Erste Gemeindeversammlung im 2021: Reider sagen „Ja aber“ zu neuen Betreuungsgutscheinen

Die erste Reider Gemeindeversammlung in diesem Jahr besuchten 61 von 4361 Stimmberechtigten. Sie fand in der Johanniterhalle statt.
Die erste Reider Gemeindeversammlung in diesem Jahr besuchten 61 von 4361 Stimmberechtigten. Sie fand in der Johanniterhalle statt.

Die erste Reider Gemeindeversammlung in diesem Jahr besuchten 61 von 4361 Stimmberechtigten. Dabei war für Sicherheit gesorgt: Die Versammlung fand in der geräumigen Johanniter-Turnhalle statt, ein Corona-Schutzkonzept mit Masken und Sicherheitsabstand zwischen den Stühlen wurde implementiert, und für besonders schutzbedürftige Personen waren sogar Stühle separat beschriftet.

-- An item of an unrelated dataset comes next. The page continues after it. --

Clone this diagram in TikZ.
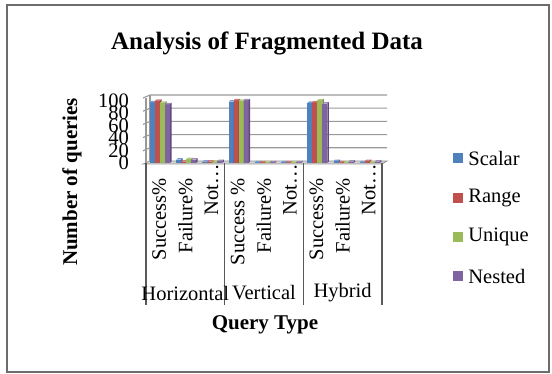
\documentclass[tikz,border=0pt]{standalone}
\usepackage{fontspec}
\setmainfont{Liberation Serif}
\usetikzlibrary{positioning}

\definecolor{scalarblue}{HTML}{4F81BD}
\definecolor{rangered}{HTML}{C0504D}
\definecolor{uniquegreen}{HTML}{9BBB59}
\definecolor{nestedpurple}{HTML}{8064A2}

\begin{document}
\begin{tikzpicture}[
    x=1pt,
    y=-1pt,
    frame/.style={draw=gray!85!black, line width=1.4pt},
    grid line/.style={draw=gray!80, line width=1.1pt},
    separator/.style={draw=gray!70!black, line width=1.1pt},
    tick text/.style={font=\fontsize{20.5}{24}\selectfont, inner sep=0pt},
    axis title/.style={font=\fontsize{21}{24}\selectfont\bfseries, inner sep=0pt},
    chart title/.style={font=\fontsize{25}{30}\selectfont\bfseries, inner sep=0pt},
    key box/.style={minimum size=10pt, inner sep=0pt},
]

    \useasboundingbox (0,0) rectangle (552,374);
    \draw[frame] (7,5) rectangle (549,372);

    \node[chart title] (title) at (267,43) {Analysis of Fragmented Data};

    % walls and floor
    \foreach \v in {20,40,...,100}
        \draw[grid line] (143,{164-0.66*\v}) -- (150,{161-0.66*\v}) -- (387,{161-0.66*\v});
    \draw[grid line] (150,95) -- (150,161);
    \draw[grid line] (146,98) -- (146,164);
    \filldraw[fill=gray!35, draw=gray!80, line width=0.8pt]
        (143,164) -- (150,161) -- (387,161) -- (382,164) -- cycle;

    \foreach \v in {0,20,...,100}
        \node[tick text, anchor=east] (tick\v) at (129,{163-0.625*\v}) {\v};

    % columns, one set of four per sub-category
    \foreach \k/\a/\b/\c/\d in {0/92/94/91/89, 1/5/2/6/5, 2/2/2/2/3,
                               3/93/95/94/95, 4/1/1/1/1, 5/1/1/1/1,
                               6/91/92/95/90, 7/3/1/1/2, 8/1/3/1/2} {
        \foreach \v/\col [count=\i from 0] in {\a/scalarblue, \b/rangered, \c/uniquegreen, \d/nestedpurple} {
            \pgfmathsetmacro\xl{146+\k*26.22+4+\i*5}
            \pgfmathsetmacro\yt{163-0.66*\v}
            \fill[\col] (\xl,163) rectangle ({\xl+5},\yt);
            \fill[\col!75!white] (\xl,\yt) -- ++(1.5,-1.5) -- ++(5,0) -- ++(-1.5,1.5) -- cycle;
            \fill[\col!75!black] ({\xl+5},\yt) -- ++(1.5,-1.5) -- ({\xl+6.5},161.5) -- ({\xl+5},163) -- cycle;
        }
    }

    % category axis
    \foreach \j in {0,...,3}
        \draw[separator] ({146+\j*78.67},163) -- ({146+\j*78.67},305);

    \foreach \g/\name in {0/Horizontal, 1/Vertical, 2/Hybrid} {
        \node[tick text] (group\g) at ({185.3+\g*78.67},293) {\name};
        \node[tick text, rotate=90, anchor=east] (succ\g) at ({159.1+\g*78.67},178)
            {\ifnum\g=1 Success \%\else Success\%\fi};
        \node[tick text, rotate=90, anchor=east] (fail\g) at ({185.3+\g*78.67},178) {Failure\%};
        \node[tick text, rotate=90, anchor=east] (not\g) at ({211.5+\g*78.67},164) {Not…};
    }

    \node[axis title, rotate=90] (y title) at (72,182) {Number of queries};
    \node[axis title] (x title) at (265,325) {Query Type};

    % legend
    \node[key box, fill=scalarblue]   (key scalar) at (458,158) {};
    \node[key box, fill=rangered]     (key range)  at (458,198) {};
    \node[key box, fill=uniquegreen]  (key unique) at (458,237) {};
    \node[key box, fill=nestedpurple] (key nested) at (458,276) {};
    \node[tick text, right=5pt of key scalar] {Scalar};
    \node[tick text, right=5pt of key range]  {Range};
    \node[tick text, right=5pt of key unique] {Unique};
    \node[tick text, right=5pt of key nested] {Nested};

\end{tikzpicture}
\end{document}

Das aufgeladene Thema «Badi» war ausgeklammert worden, weil am 1. Juli dazu eine Orientierung am selben Ort stattfinden wird (wir berichteten). Deshalb wurden Fragen der IG Reiden dazu nicht beantwortet. Die IG hatte vergangene Woche ein Mail mit total 20 Fragen, zu diesem und weiteren Themen, an den Gemeinderat geschickt und diese auf ihrer Homepage veröffentlicht.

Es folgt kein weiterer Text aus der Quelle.